WHAT TO PRODUCE
Leaving the pictures out, print the lines from the first line of the listing through the line containing "5970, 5940, 5940]", exactly as they read, and no others.

PROVIDED DATA

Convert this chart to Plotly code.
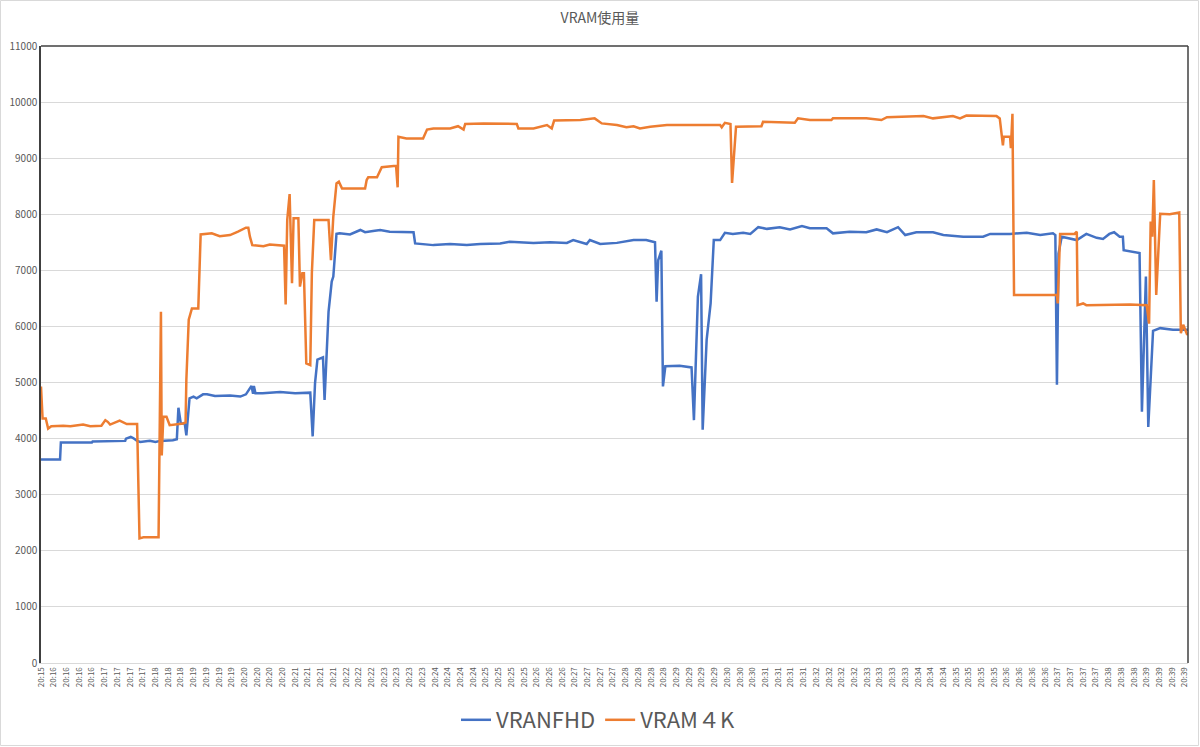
import plotly.graph_objects as go

# ---- data (time in seconds from first sample, values in MB) ----
fhd_t = [0, 24, 25, 64, 65, 106, 107, 113, 116, 121, 125, 137, 144, 150, 166, 171, 173, 176, 181, 183,
         187, 192, 196, 204, 209, 219, 238, 251, 258, 265, 267, 268, 270, 279, 301, 320, 339, 342, 345, 348,
         355, 357, 362, 366, 368, 372, 376, 389, 402, 408, 418, 427, 439, 460, 469, 471, 494, 515, 536, 553,
         578, 590, 620, 641, 662, 670, 687, 691, 704, 725, 746, 762, 773, 775, 777, 781, 783, 786, 804, 819,
         822, 827, 831, 833, 838, 843, 847, 855, 861, 871, 884, 893, 903, 914, 930, 943, 958, 968, 989, 997,
         1018, 1039, 1052, 1065, 1079, 1088, 1102, 1123, 1136, 1161, 1186, 1195, 1220, 1241, 1258, 1274, 1277, 1279, 1281, 1285,
         1291, 1304, 1316, 1329, 1337, 1345, 1351, 1358, 1362, 1363, 1383, 1386, 1391, 1394, 1400, 1409, 1425, 1444]
fhd_v = [3630, 3630, 3930, 3930, 3950, 3960, 4000, 4030, 4010, 3960, 3940, 3960, 3940, 3960, 3970, 3990, 4550, 4270, 4270, 4060,
         4720, 4750, 4720, 4790, 4790, 4760, 4770, 4750, 4790, 4940, 4800, 4940, 4810, 4810, 4830, 4810, 4820, 4040, 4990, 5410,
         5450, 4690, 6260, 6800, 6890, 7650, 7660, 7640, 7720, 7680, 7700, 7720, 7690, 7680, 7680, 7480, 7450, 7470, 7450, 7470,
         7480, 7510, 7490, 7500, 7490, 7540, 7470, 7540, 7470, 7490, 7540, 7540, 7500, 6440, 7180, 7350, 4930, 5290, 5300, 5270,
         4330, 6530, 6930, 4160, 5760, 6410, 7540, 7540, 7670, 7650, 7670, 7650, 7770, 7740, 7770, 7730, 7790, 7750, 7750, 7660,
         7690, 7680, 7730, 7680, 7770, 7630, 7680, 7680, 7630, 7600, 7600, 7650, 7650, 7670, 7630, 7660, 7630, 4960, 7300, 7600,
         7580, 7540, 7650, 7580, 7560, 7650, 7680, 7600, 7600, 7360, 7310, 4480, 6890, 4210, 5920, 5970, 5940, 5940]

k4_t = [0, 2, 6, 9, 13, 28, 37, 53, 62, 76, 81, 84, 87, 93, 99, 108, 121, 124, 129, 148,
        149, 151, 152, 154, 158, 162, 179, 182, 183, 186, 190, 198, 201, 215, 225, 238, 248, 258, 261, 263,
        266, 280, 288, 306, 308, 310, 313, 316, 318, 324, 326, 329, 331, 334, 339, 341, 344, 362, 365, 368,
        372, 375, 379, 408, 410, 412, 423, 427, 429, 444, 447, 449, 450, 460, 481, 486, 494, 515, 525, 532,
        534, 557, 599, 601, 620, 637, 643, 646, 662, 679, 697, 706, 725, 737, 746, 754, 767, 788, 830, 855,
        857, 861, 868, 870, 875, 893, 907, 909, 949, 953, 968, 995, 997, 1039, 1058, 1065, 1090, 1111, 1123, 1148,
        1157, 1165, 1203, 1207, 1211, 1212, 1220, 1221, 1223, 1225, 1279, 1280, 1283, 1301, 1304, 1305, 1312, 1316, 1371, 1392,
        1395, 1397, 1399, 1401, 1404, 1409, 1421, 1431, 1433, 1435, 1438, 1443, 1444]
k4_v = [4930, 4360, 4360, 4180, 4220, 4230, 4220, 4250, 4220, 4230, 4330, 4300, 4250, 4280, 4320, 4260, 4260, 2220, 2240, 2240,
        3700, 6260, 3700, 4390, 4390, 4240, 4270, 4290, 5050, 6120, 6320, 6320, 7640, 7660, 7610, 7630, 7690, 7760, 7760, 7600,
        7450, 7430, 7460, 7440, 6390, 7900, 8360, 6770, 7930, 7930, 6710, 6950, 6950, 5340, 5310, 6950, 7900, 7900, 7180, 7960,
        8550, 8580, 8460, 8460, 8610, 8660, 8660, 8790, 8840, 8860, 8860, 8480, 9380, 9350, 9350, 9510, 9530, 9530, 9570, 9510,
        9610, 9620, 9610, 9530, 9530, 9590, 9530, 9670, 9670, 9680, 9710, 9620, 9590, 9550, 9570, 9530, 9560, 9590, 9590, 9590,
        9550, 9630, 9610, 8560, 9560, 9570, 9570, 9650, 9630, 9710, 9680, 9680, 9710, 9710, 9680, 9730, 9740, 9750, 9710, 9750,
        9710, 9760, 9750, 9710, 9230, 9380, 9380, 9180, 9790, 6560, 6560, 6410, 7650, 7650, 7690, 6380, 6410, 6380, 6390, 6380,
        6050, 7870, 7600, 8610, 6560, 8010, 8000, 8030, 8030, 5880, 6030, 5850, 5880]

tick_labels = ["20:15",
               "20:16", "20:16", "20:16", "20:16",
               "20:17", "20:17", "20:17", "20:17",
               "20:18", "20:18", "20:18",
               "20:19", "20:19", "20:19", "20:19",
               "20:20", "20:20", "20:20", "20:20",
               "20:21", "20:21", "20:21", "20:21",
               "20:22", "20:22", "20:22",
               "20:23", "20:23", "20:23", "20:23",
               "20:24", "20:24", "20:24", "20:24",
               "20:25", "20:25", "20:25", "20:25",
               "20:26", "20:26", "20:26",
               "20:27", "20:27", "20:27", "20:27",
               "20:28", "20:28", "20:28", "20:28",
               "20:29", "20:29", "20:29", "20:29",
               "20:30", "20:30", "20:30",
               "20:31", "20:31", "20:31", "20:31",
               "20:32", "20:32", "20:32", "20:32",
               "20:33", "20:33", "20:33", "20:33",
               "20:34", "20:34", "20:34",
               "20:35", "20:35", "20:35", "20:35",
               "20:36", "20:36", "20:36", "20:36",
               "20:37", "20:37", "20:37", "20:37",
               "20:38", "20:38", "20:38",
               "20:39", "20:39", "20:39", "20:39"]
tick_step = 16  # seconds between labelled categories

series_names = ["VRANFHD", "VRAM４K"]
title_text = "VRAM使用量"

# ---- figure ----
W, H = 1200, 747
ML, MR, MT, MB = 41, 12, 46, 84
pw, ph = W - ML - MR, H - MT - MB
grey = "#595959"
font_family = "Noto Sans CJK JP, Noto Sans, sans-serif"

fig = go.Figure()
fig.add_trace(go.Scatter(x=fhd_t, y=fhd_v, mode="lines", name=series_names[0],
                         line=dict(color="#4472C4", width=2.5)))
fig.add_trace(go.Scatter(x=k4_t, y=k4_v, mode="lines", name=series_names[1],
                         line=dict(color="#ED7D31", width=2.5)))

tickvals = [i * tick_step for i in range(len(tick_labels))]

fig.update_layout(
    width=W, height=H,
    margin=dict(l=ML, r=MR, t=MT, b=MB, autoexpand=False),
    paper_bgcolor="white", plot_bgcolor="white",
    font=dict(family=font_family, color=grey),
    title=dict(text=title_text, x=0.5, xanchor="center", y=1 - 18 / H, yanchor="middle",
               font=dict(size=14, color=grey, family=font_family), automargin=False),
    showlegend=True,
    legend=dict(orientation="h", x=(598 - ML) / pw, xanchor="center",
                y=-(720 - (MT + ph)) / ph, yanchor="middle",
                font=dict(size=22, color=grey, family=font_family),
                bgcolor="rgba(0,0,0,0)", itemwidth=30),
    xaxis=dict(range=[0, 1444], tickmode="array", tickvals=tickvals, ticktext=tick_labels,
               tickangle=-90, tickfont=dict(size=8, color=grey), showgrid=False, zeroline=False,
               showline=True, linecolor="#d9d9d9", linewidth=1, ticks="", ticklen=0,
               automargin=False),
    yaxis=dict(range=[0, 11000], dtick=1000, tick0=0, tickformat="d",
               tickfont=dict(size=10, color=grey),
               showgrid=True, gridcolor="#d9d9d9", gridwidth=1, zeroline=False,
               showline=True, linecolor="#404040", linewidth=1.5, ticks="",
               automargin=False),
)

# plot-area border (top and right) and outer chart border
fig.add_shape(type="line", xref="paper", yref="paper", x0=0, x1=1, y0=1, y1=1,
              line=dict(color="#404040", width=1.5))
fig.add_shape(type="line", xref="paper", yref="paper", x0=1, x1=1, y0=0, y1=1,
              line=dict(color="#404040", width=1.5))
fig.add_shape(type="rect", xref="paper", yref="paper",
              x0=-(ML - 0.5) / pw, x1=1 + (MR - 1.5) / pw,
              y0=-(MB - 1.5) / ph, y1=1 + (MT - 0.5) / ph,
              line=dict(color="#d9d9d9", width=1), fillcolor="rgba(0,0,0,0)", layer="below")

fig.write_html("out.html", config={"displayModeBar": False},
               post_script="document.body.style.margin='0px';")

EXERCISE RESPONSE
Convert this chart to Plotly code.
import plotly.graph_objects as go

# ---- data (time in seconds from first sample, values in MB) ----
fhd_t = [0, 24, 25, 64, 65, 106, 107, 113, 116, 121, 125, 137, 144, 150, 166, 171, 173, 176, 181, 183,
         187, 192, 196, 204, 209, 219, 238, 251, 258, 265, 267, 268, 270, 279, 301, 320, 339, 342, 345, 348,
         355, 357, 362, 366, 368, 372, 376, 389, 402, 408, 418, 427, 439, 460, 469, 471, 494, 515, 536, 553,
         578, 590, 620, 641, 662, 670, 687, 691, 704, 725, 746, 762, 773, 775, 777, 781, 783, 786, 804, 819,
         822, 827, 831, 833, 838, 843, 847, 855, 861, 871, 884, 893, 903, 914, 930, 943, 958, 968, 989, 997,
         1018, 1039, 1052, 1065, 1079, 1088, 1102, 1123, 1136, 1161, 1186, 1195, 1220, 1241, 1258, 1274, 1277, 1279, 1281, 1285,
         1291, 1304, 1316, 1329, 1337, 1345, 1351, 1358, 1362, 1363, 1383, 1386, 1391, 1394, 1400, 1409, 1425, 1444]
fhd_v = [3630, 3630, 3930, 3930, 3950, 3960, 4000, 4030, 4010, 3960, 3940, 3960, 3940, 3960, 3970, 3990, 4550, 4270, 4270, 4060,
         4720, 4750, 4720, 4790, 4790, 4760, 4770, 4750, 4790, 4940, 4800, 4940, 4810, 4810, 4830, 4810, 4820, 4040, 4990, 5410,
         5450, 4690, 6260, 6800, 6890, 7650, 7660, 7640, 7720, 7680, 7700, 7720, 7690, 7680, 7680, 7480, 7450, 7470, 7450, 7470,
         7480, 7510, 7490, 7500, 7490, 7540, 7470, 7540, 7470, 7490, 7540, 7540, 7500, 6440, 7180, 7350, 4930, 5290, 5300, 5270,
         4330, 6530, 6930, 4160, 5760, 6410, 7540, 7540, 7670, 7650, 7670, 7650, 7770, 7740, 7770, 7730, 7790, 7750, 7750, 7660,
         7690, 7680, 7730, 7680, 7770, 7630, 7680, 7680, 7630, 7600, 7600, 7650, 7650, 7670, 7630, 7660, 7630, 4960, 7300, 7600,
         7580, 7540, 7650, 7580, 7560, 7650, 7680, 7600, 7600, 7360, 7310, 4480, 6890, 4210, 5920, 5970, 5940, 5940]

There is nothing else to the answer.